Parks had taken the tournament lead with a miraculous 60-foot chip shot witnessed by a gallery estimated at 10,000. Then he held off a curly-headed blond Californian named Jimmy Thompson in a gruelling homestretch to win with a score of 299.
But who cares about spectacular victories? Love — that’s what reporter Evelyn Burke wanted to discuss.
Parks was young and handsome, and now he was a star. The fact that he was a hometown kid made him even more appealing.
Do you have a girlfriend? Burke asked. Is marriage in your future?
“For heaven’s sake, don’t make me out a ladies man,” Parks pleaded, a note of panic in his voice. “I’ve been too busy all my life to bother with girls.”
The reporter took a moment to jot down that Parks was wearing a brown sweater and gray slacks. Reporters crowded around. Flash bulbs popped. Burke noted that Parks had a “natural deep tan” and his face was “a sort of new Dubonnet shade, a sort of red brown mixed with purple.”
Burke then persisted in her line of questioning. You can’t blame her. In the mid-1930s, the Depression continued to hang around the country’s neck. Reading about a local guy who defeated golf’s biggest stars made Pittsburghers feel proud.
The public is interested in you, Burke said. What type of girl do you like?
“I like ’em all,” replied Parks, obviously trying to be helpful and accommodating. “Blondes, brunettes and redheads, but honestly I haven’t any preference.”
Parks wasn’t accustomed to the spotlight. He was just a kid who’d grown up in Bellevue and happened to fall in love with golf. After school, he’d run to catch a streetcar to the Highland Country Club so he could practice. It paid off. Parks was unknown nationally, but local golfers knew him as a solid player and a dangerous competitor. At Pitt, he’d served as captain of the golf team.
And what about lady golfers? Burked asked.
Parks said he’d never played golf with a woman. “Not that I have any objections to them. It’s just that I don’t know many girls who do play golf. I’ve always been pretty busy, anyway.”

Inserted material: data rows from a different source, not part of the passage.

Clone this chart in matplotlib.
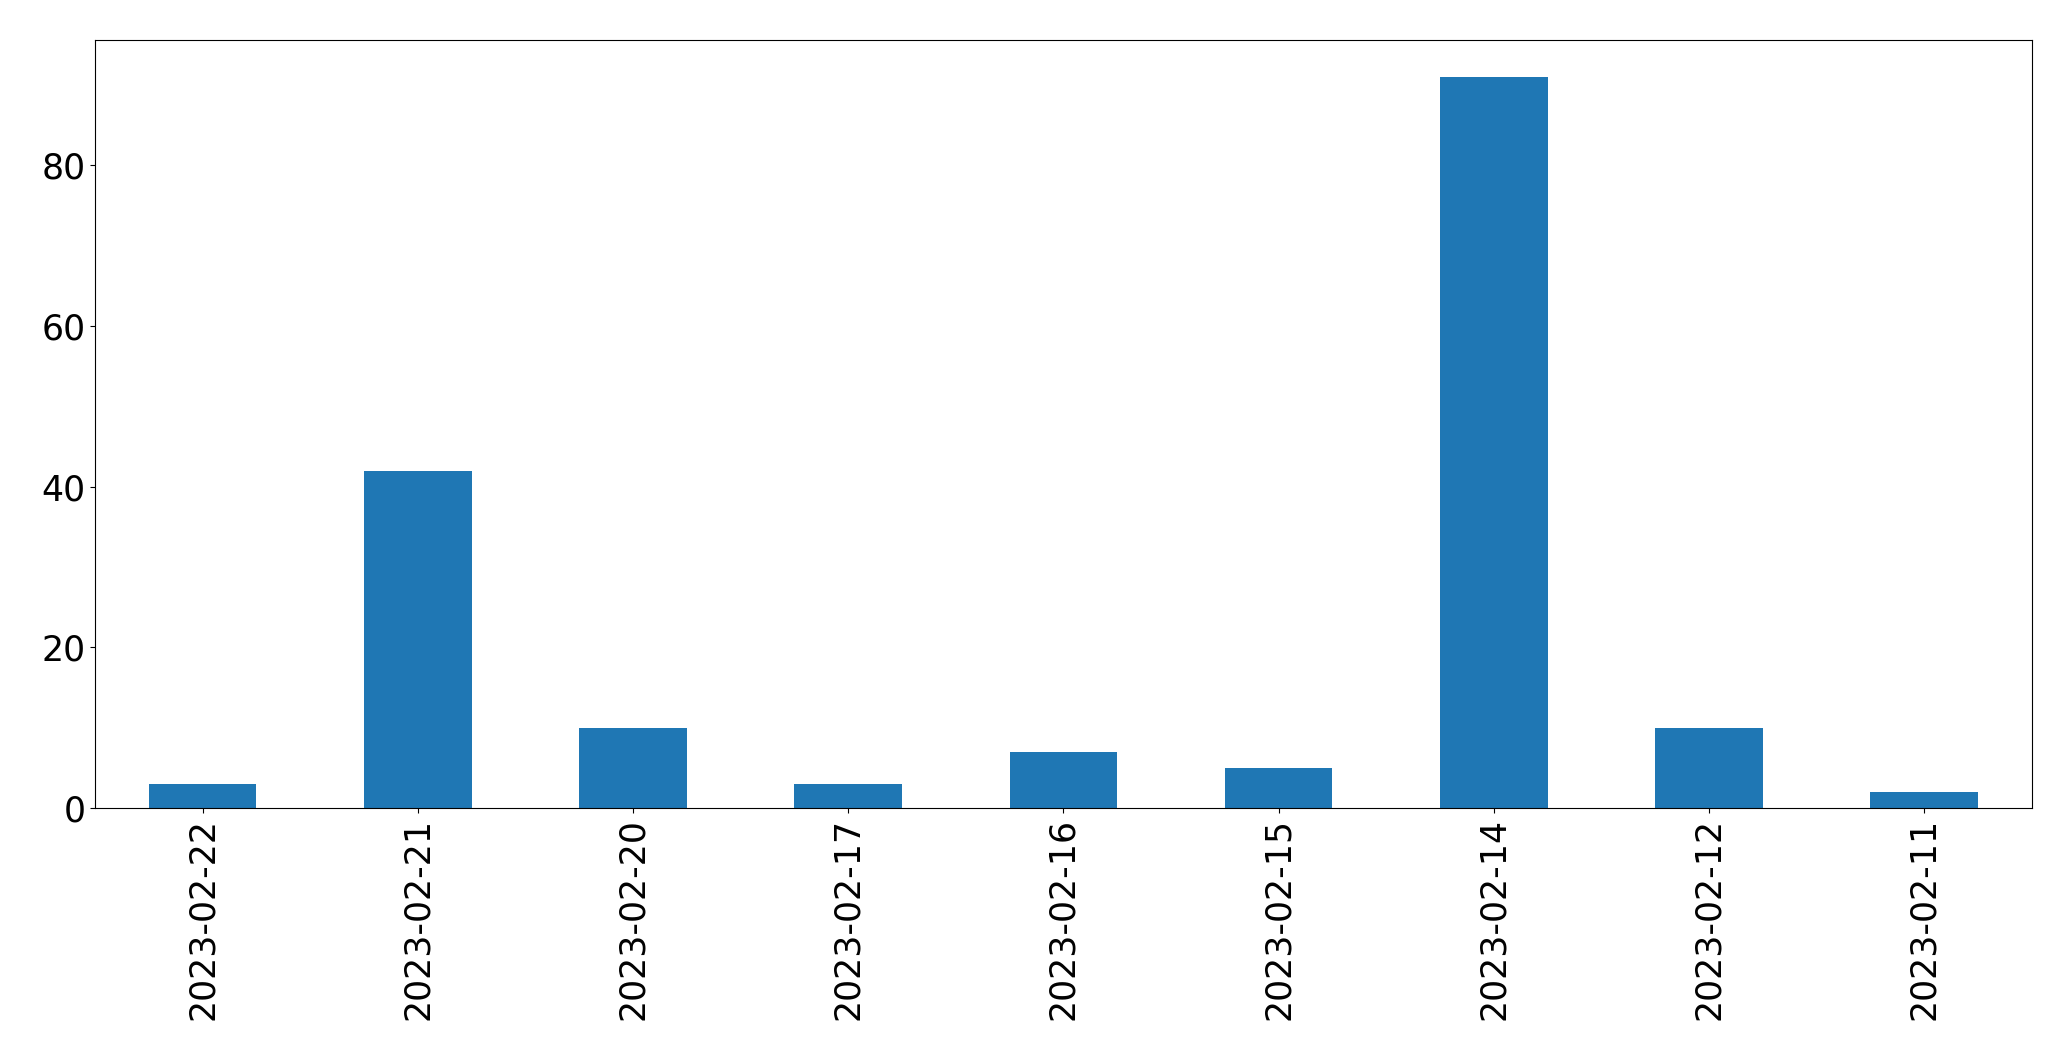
import matplotlib
matplotlib.use("Agg")
import matplotlib.pyplot as plt
import numpy as np

dates = ["2023-02-22", "2023-02-21", "2023-02-20", "2023-02-17", "2023-02-16",
         "2023-02-15", "2023-02-14", "2023-02-12", "2023-02-11"]
counts = [3, 42, 10, 3, 7, 5, 91, 10, 2]

fig = plt.figure(figsize=(20.71, 10.61), dpi=100)
ax = fig.add_axes([0.0459, 0.2385, 0.9351, 0.7235])
x = np.arange(len(dates))
ax.bar(x, counts, width=0.5, color="#1f77b4")
ax.set_xlim(-0.5, len(dates) - 0.5)
ax.set_ylim(0, max(counts) * 1.05)
ax.set_xticks(x)
ax.set_xticklabels(dates, rotation=90)
ax.set_yticks([0, 20, 40, 60, 80])
ax.tick_params(labelsize=25)
fig.savefig("out.png", dpi=100)
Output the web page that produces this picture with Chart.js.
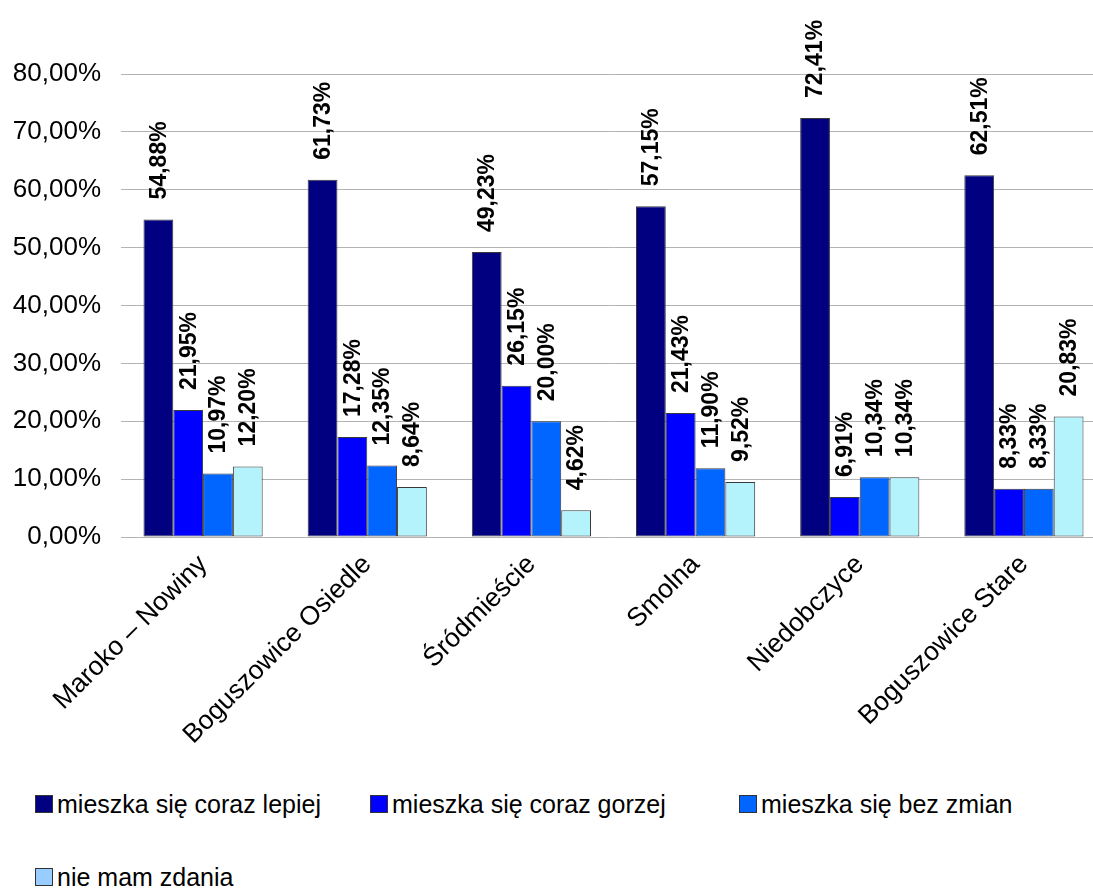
<!DOCTYPE html>
<html lang="pl">
<head>
<meta charset="utf-8">
<title>Ocena warunków mieszkania</title>
<script src="https://cdn.jsdelivr.net/npm/chart.js@4.4.0/dist/chart.umd.min.js"></script>
<style>
  body { margin: 0; background: #fff; font-family: "Liberation Sans", Arial, sans-serif; }
  #wrap { position: relative; width: 1093px; height: 891px; overflow: hidden; }
  #box { position: absolute; left: 0; top: 0; width: 1106px; height: 780px; }
  #legenda { position: absolute; left: 35px; top: 791px; width: 1050px;
             display: grid; grid-template-columns: 335px 369px auto; row-gap: 47px; }
  .poz { display: flex; align-items: center; font-size: 25px; color: #000; line-height: 26px; }
  .kw { width: 18px; height: 18px; border: 1px solid #333; margin-right: 4px; box-sizing: border-box; }
</style>
</head>
<body>
<div id="wrap">
  <div id="box"><canvas id="wykres"></canvas></div>
  <div id="legenda"></div>
</div>
<script>
// dzielnice
const dzielnice = ['Maroko – Nowiny', 'Boguszowice Osiedle', 'Śródmieście', 'Smolna', 'Niedobczyce', 'Boguszowice Stare'];

// odpowiedzi w %
const lepiej = [54.88, 61.73, 49.23, 57.15, 72.41, 62.51];
const gorzej = [21.95, 17.28, 26.15, 21.43, 6.91, 8.33];
const bezZmian = [10.97, 12.35, 20.00, 11.90, 10.34, 8.33];
const brakZdania = [12.20, 8.64, 4.62, 9.52, 10.34, 20.83];

const nazwy = ['mieszka się coraz lepiej', 'mieszka się coraz gorzej', 'mieszka się bez zmian', 'nie mam zdania'];
const kolory = ['#000080', '#0000ff', '#0066ff', '#b4f2fc'];
const kolorySwatch = ['#000080', '#0000ff', '#0066ff', '#99ccff'];

const yTicks = [0, 10, 20, 30, 40, 50, 60, 70, 80];

const fmt = v => v.toFixed(2).replace('.', ',') + '%';
const FONT = '"Liberation Sans", Arial, sans-serif';

// etykiety wartości nad słupkami, pionowo
const etykiety = {
    id: 'etykiety',
    afterDatasetsDraw(chart) {
        const ctx = chart.ctx;
        ctx.save();
        ctx.font = 'bold 23px ' + FONT;
        ctx.fillStyle = '#000';
        ctx.textAlign = 'left';
        ctx.textBaseline = 'middle';
        chart.data.datasets.forEach((ds, i) => {
            chart.getDatasetMeta(i).data.forEach((bar, j) => {
                ctx.save();
                ctx.translate(bar.x + 1, bar.y - 20);
                ctx.rotate(-Math.PI / 2);
                ctx.fillText(fmt(ds.data[j]), 0, 0);
                ctx.restore();
            });
        });
        ctx.restore();
    }
};

const seria = [lepiej, gorzej, bezZmian, brakZdania];

new Chart(document.getElementById('wykres'), {
    type: 'bar',
    data: {
        labels: dzielnice,
        datasets: seria.map((d, i) => ({
            label: nazwy[i],
            data: d,
            backgroundColor: kolory[i],
            borderColor: '#3a3a3a',
            borderWidth: 1,
            borderSkipped: false,
            barPercentage: 1,
            categoryPercentage: 0.726
        }))
    },
    options: {
        responsive: true,
        maintainAspectRatio: false,
        animation: false,
        layout: { padding: { top: 74, right: 0, left: 0, bottom: 0 } },
        plugins: {
            legend: { display: false },
            tooltip: { enabled: false }
        },
        scales: {
            x: {
                grid: { display: false },
                border: { display: false },
                ticks: {
                    color: '#000',
                    font: { family: FONT, size: 26.5 },
                    minRotation: 45,
                    maxRotation: 45,
                    padding: 4
                },
                afterFit(s) { s.height = 243; }
            },
            y: {
                min: 0,
                max: 80,
                afterBuildTicks(s) { s.ticks = yTicks.map(v => ({ value: v })); },
                grid: { color: '#b3b3b3', lineWidth: 1, drawTicks: false },
                border: { display: false },
                ticks: {
                    color: '#000',
                    font: { family: FONT, size: 26 },
                    padding: 20,
                    callback: v => fmt(v)
                },
                afterFit(s) { s.width = 121; }
            }
        }
    },
    plugins: [etykiety]
});

// legenda
const leg = document.getElementById('legenda');
nazwy.forEach((n, i) => {
    const p = document.createElement('div');
    p.className = 'poz';
    const k = document.createElement('span');
    k.className = 'kw';
    k.style.background = kolorySwatch[i];
    p.appendChild(k);
    p.appendChild(document.createTextNode(n));
    leg.appendChild(p);
});
</script>
</body>
</html>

The National Open victory earned Parks $1,000. He’d play a few more years professionally, but would never again win another major tournament. Eventually he would marry, then divorce and marry again. He’d take a job with U.S. Steel, then retire to Florida, where he’d die at the age of 87 in 1997.
But in a cramped hallway in 1935 he was still a young 25 and he showed his white teeth and shook his head at Burke’s questions.
“I’m sorry,” he said. “There’s not much to tell about me — only golf. I like to dance, too. But I don’t get to many parties because golf seems to take up so much of my time. And honestly, I’m not in love.”
Parks grinned and “his dark eyes squinted in a friendly fashion,” Burke wrote. “His black hair, parted in the middle and slicked back, made him look very boyish.”